Obviously, it depends where you are fishing and what you are fishing for, but I felt the PE8 more than did the job it was asked to do. And this job consisted of taking on brute GTs making violent runs back to the reef with a locked drag as the boat reversed away from the edge of the bommies trying to pull the fish into deeper water.
I also feel the 7’11” length is just about right because you have plenty of length for long casts and enough rod to fight these fish around the boat. The Venom and Live Fibre overhead rods, both 7’, were used for trolling and also doubled as bait fishing rods with the old paternoster rig.
I actually own a Venom overhead, so it performed how I thought it would. However, I was interested to see how the new Live Fibre would go because it is a new and improved design with better construction. Yes, Live Fibres are now made overseas, but so is basically any other rod you buy.
The advantage is you now have a higher-spec rod that costs less. If you are in market for an affordable offshore rod, make sure you check these out at your local tackle shop because I think you will be impressed. I have a couple of the old red ones but will be adding some new ones to my offshore fishing stable.
While the make-up of the new Live Fibre was a little different to the old one, it was very comfortable to use, even when hooked up to large sharks. It also landed a number of trout and other reef species, but the sharks and a chinaman fish gave it the best test.
My final choice was the Venom 7’ Spin in 15-50lb. I admit when I first picked it up I had to double check the line class because I thought I had misread it, but no, that is correct. This rod was matched with an ATC reel and made for an awesome light setup to use for a mix of throwing surface lures and jigging plastics off the bottom.

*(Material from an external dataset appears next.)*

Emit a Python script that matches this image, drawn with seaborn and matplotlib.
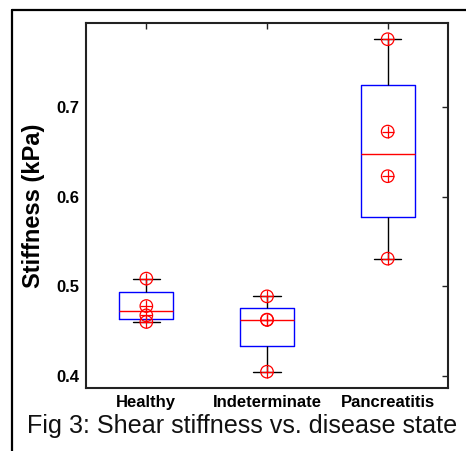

When I say light, I am referring to the tip, because it was soft enough to cast lightly weighted lures and plastics. However, when push came to shove, it was impressive how much hurt you could put on a fish, ensuring it did not get back to the reef.
I guess that is where the 50lb line rating comes in, because you could really load this road up. Overall, this is a beast of a spin rod and is also on my ‘to-buy’ list.